NS-Zeit: Clever will Rolle von Ärzten neu beleuchten
Baden-Württembergs Kammer-Chef wirbt dafür, die Lehren aus der NS-Zeit für medizinethische Themen fruchtbar zu machen.
Veröffentlicht:STUTTGART. Die Rolle von Ärzten in der Zeit des Nationalsozialismus will Baden-Württembergs Ärztekammer-Präsident Dr. Ulrich Clever in den Blick rücken.
Es gebe bis heute keine offizielle Stellungnahme der Landesärztekammer Baden-Württemberg zu diesem Thema, erläutert Clever im Gespräch mit der "Ärzte Zeitung".
"Das hat sicher auch mit der starken Stellung der Bezirksärztekammern hier im Lande zu tun", sagt Clever, der 2011 sein Amt angetreten hat.
Aber eben auch mit der Kontinuität von Amtsträgern in der Selbstverwaltung, die bislang eine Aufarbeitung vor Ort schwierig gemacht hat.
Hier will Clever ansetzen und betont den Wert auch von Gesten: "Es wäre ein Zeichen, wenn eine Delegation der Landesärztekammer die heutige Gedenkstätte Grafeneck besuchen würde."
In dem ehemaligen Samariterstift Grafeneck im Landkreis Reutlingen wurden 1940 im Rahmen der sogenannten Aktion "T4" 10654 Menschen mit psychischen Erkrankungen oder geistigen Behinderungen ermordet.
Organisiert wurde die Aktion, der landesweit mehr als 70.000 Menschen zum Opfer fielen, zentral von einer Villa in der Tiergartenstraße 4 in Berlin - daher die Namensgebung.
Dort wurde auch angeordnet, dass die Tötung der Insassen durch Gas ausschließlich von Ärzten vorgenommen werden durfte.
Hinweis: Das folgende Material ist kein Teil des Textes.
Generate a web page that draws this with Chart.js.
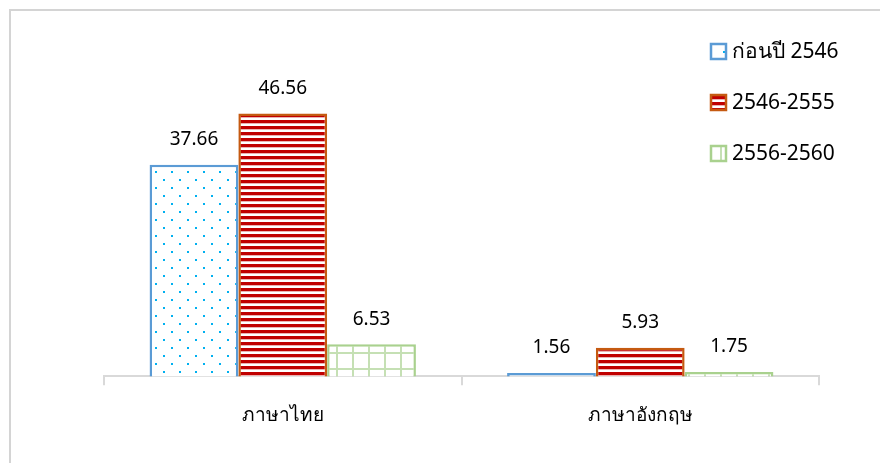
<!DOCTYPE html>
<html><head><meta charset="utf-8">
<script src="https://cdn.jsdelivr.net/npm/chart.js@4.4.1/dist/chart.umd.min.js"></script>
<style>
html,body{margin:0;padding:0;background:#fff;width:880px;height:463px;overflow:hidden;}
#frame{position:absolute;left:9px;top:9px;width:900px;height:500px;border-left:2px solid #d4d4d4;border-top:2px solid #d4d4d4;box-sizing:border-box;}
#wrap{position:absolute;left:0;top:0;width:880px;height:463px;}
</style></head>
<body>
<div id="frame"></div>
<div id="wrap"><canvas id="c" width="880" height="463"></canvas></div>
<script>
const categories = ["ภาษาไทย", "ภาษาอังกฤษ"];
const seriesNames = ["ก่อนปี 2546", "2546-2555", "2556-2560"];
const before2546 = [37.66, 1.56];
const y2546to2555 = [46.56, 5.93];
const y2556to2560 = [6.53, 1.75];

const FONT = "'Noto Sans', 'Open Sans', sans-serif";

function makePattern(kind){
  const t = document.createElement('canvas');
  const g = t.getContext('2d');
  if(kind==='dots'){
    t.width=16; t.height=16;
    g.fillStyle='#fff'; g.fillRect(0,0,16,16);
    g.fillStyle='#00B0F0';
    g.fillRect(3,3,2,2); g.fillRect(11,11,2,2);
  } else if(kind==='stripes'){
    t.width=6; t.height=6;
    g.fillStyle='#fff'; g.fillRect(0,0,6,6);
    g.fillStyle='#C00000'; g.fillRect(0,0,6,3.3);
  } else {
    t.width=16; t.height=16;
    g.fillStyle='#fff'; g.fillRect(0,0,16,16);
    g.fillStyle='#C5E0B4';
    g.fillRect(0,0,2,16); g.fillRect(0,0,16,2);
  }
  return g.createPattern(t,'repeat');
}

const ctx = document.getElementById('c').getContext('2d');
const patterns = [makePattern('dots'), makePattern('stripes'), makePattern('grid')];
const borders = ['#5B9BD5', '#C55A11', '#A9D18E'];
const seriesData = [before2546, y2546to2555, y2556to2560];

const valueLabels = {
  id:'valueLabels',
  afterDatasetsDraw(chart){
    const c = chart.ctx;
    c.save();
    c.font = "19px " + FONT;
    c.fillStyle = '#000';
    c.textAlign = 'center';
    c.textBaseline = 'middle';
    chart.data.datasets.forEach((ds,i)=>{
      chart.getDatasetMeta(i).data.forEach((bar,j)=>{
        c.fillText(ds.data[j].toFixed(2), bar.x, bar.y - 25);
      });
    });
    c.restore();
  }
};

const customLegend = {
  id:'customLegend',
  afterDraw(chart){
    const c = chart.ctx;
    c.save();
    c.font = "21px " + FONT;
    c.textBaseline = 'middle';
    c.textAlign = 'left';
    const x0 = 710, ys = [52, 103, 154];
    chart.data.datasets.forEach((ds,i)=>{
      const y = ys[i];
      c.fillStyle = ds.backgroundColor;
      c.fillRect(x0, y-9, 17, 17);
      c.strokeStyle = ds.borderColor;
      c.lineWidth = 2.5;
      c.strokeRect(x0+1, y-8, 15, 15);
      c.fillStyle = '#000';
      c.fillText(ds.label, x0+22, y);
    });
    c.restore();
  }
};

new Chart(ctx, {
  type:'bar',
  data:{
    labels: categories,
    datasets: seriesNames.map((n,i)=>({
      label:n,
      data: seriesData[i],
      backgroundColor: patterns[i],
      borderColor: borders[i],
      borderWidth: 2.5,
      borderSkipped: 'bottom',
      categoryPercentage: 0.745,
      barPercentage: 1.0
    }))
  },
  options:{
    responsive:false,
    animation:false,
    devicePixelRatio:1,
    layout:{padding:{left:104, right:61, top:36, bottom:17}},
    plugins:{legend:{display:false}, tooltip:{enabled:false}},
    scales:{
      x:{
        offset:true,
        grid:{display:true, drawOnChartArea:false, drawTicks:true, tickLength:9, color:'#D9D9D9', offset:true, lineWidth:2},
        border:{display:true, color:'#D9D9D9', width:2},
        ticks:{color:'#000', font:{family:FONT, size:19}, padding:19}
      },
      y:{display:false, min:1, max:60}
    }
  },
  plugins:[valueLabels, customLegend]
});
</script>
</body></html>
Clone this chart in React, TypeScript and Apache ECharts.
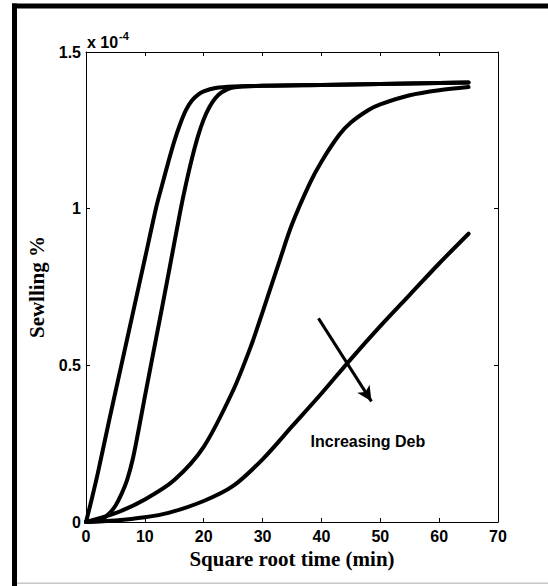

Clever würde den Besuch der Gedenkstätte durch eine Delegation "sehr begrüßen".
"Giftschrank" in der BÄK
Es gehe darum, die Erinnerung an die NS-Zeit "fruchtbar zu machen für medizinethische Fragen, die sich uns Ärzten gegenwärtig stellen", begründet Clever sein Engagement.
Die Debatten über Präimplantationsdiagnostik und Sterbehilfe seien dafür nur Stichworte. An diesem Wochenende haben die Vertreter der baden-württembergischen Kammerversammlung Gelegenheit, sich alte ethische Fragen neu zu stellen.
Auf der Tagesordnung steht die Novelle der Berufsordnung - und damit auch der Paragraf 16, in dem die Sterbebegleitung geregelt ist.
"Beim Deutschen Ärztetag in Kiel haben wir 2011 beschlossen, dass ein Arzt keine Beihilfe zur Selbsttötung leisten darf. Das wird sicher auch ein Thema in den Debatten der Vertreter sein", prognostiziert Clever.
Gleichwohl kann der Kammer-Präsident heute kein "ausgeprägtes Defizit bei der Erforschung der Rolle von Ärzten in der NS-Zeit mehr erkennen".
Allerdings ist die regionale Forschung in Baden-Württemberg schwierig, weil dort die Unterlagen der Reichsärztekammer großteils im Krieg verbrannt sind.
Dies bewahrte Clever und seine Amtsvorgänger auch von einem Erlebnis, von dem Bundesärztekammer-Präsident Dr. Frank Ulrich Montgomery jüngst beim Ärztetag in Nürnberg berichtete.
Als Montgomery sein Amt als Kammer-Chef in Hamburg antrat, wurde ihm der Schlüssel zu einem "Giftschrank" übergeben: Dieser enthielt, wie sich herausstellte, Listen mit den Namen jüdischer Ärzte, denen die Approbation entzogen worden war. Das war im Jahr 1994.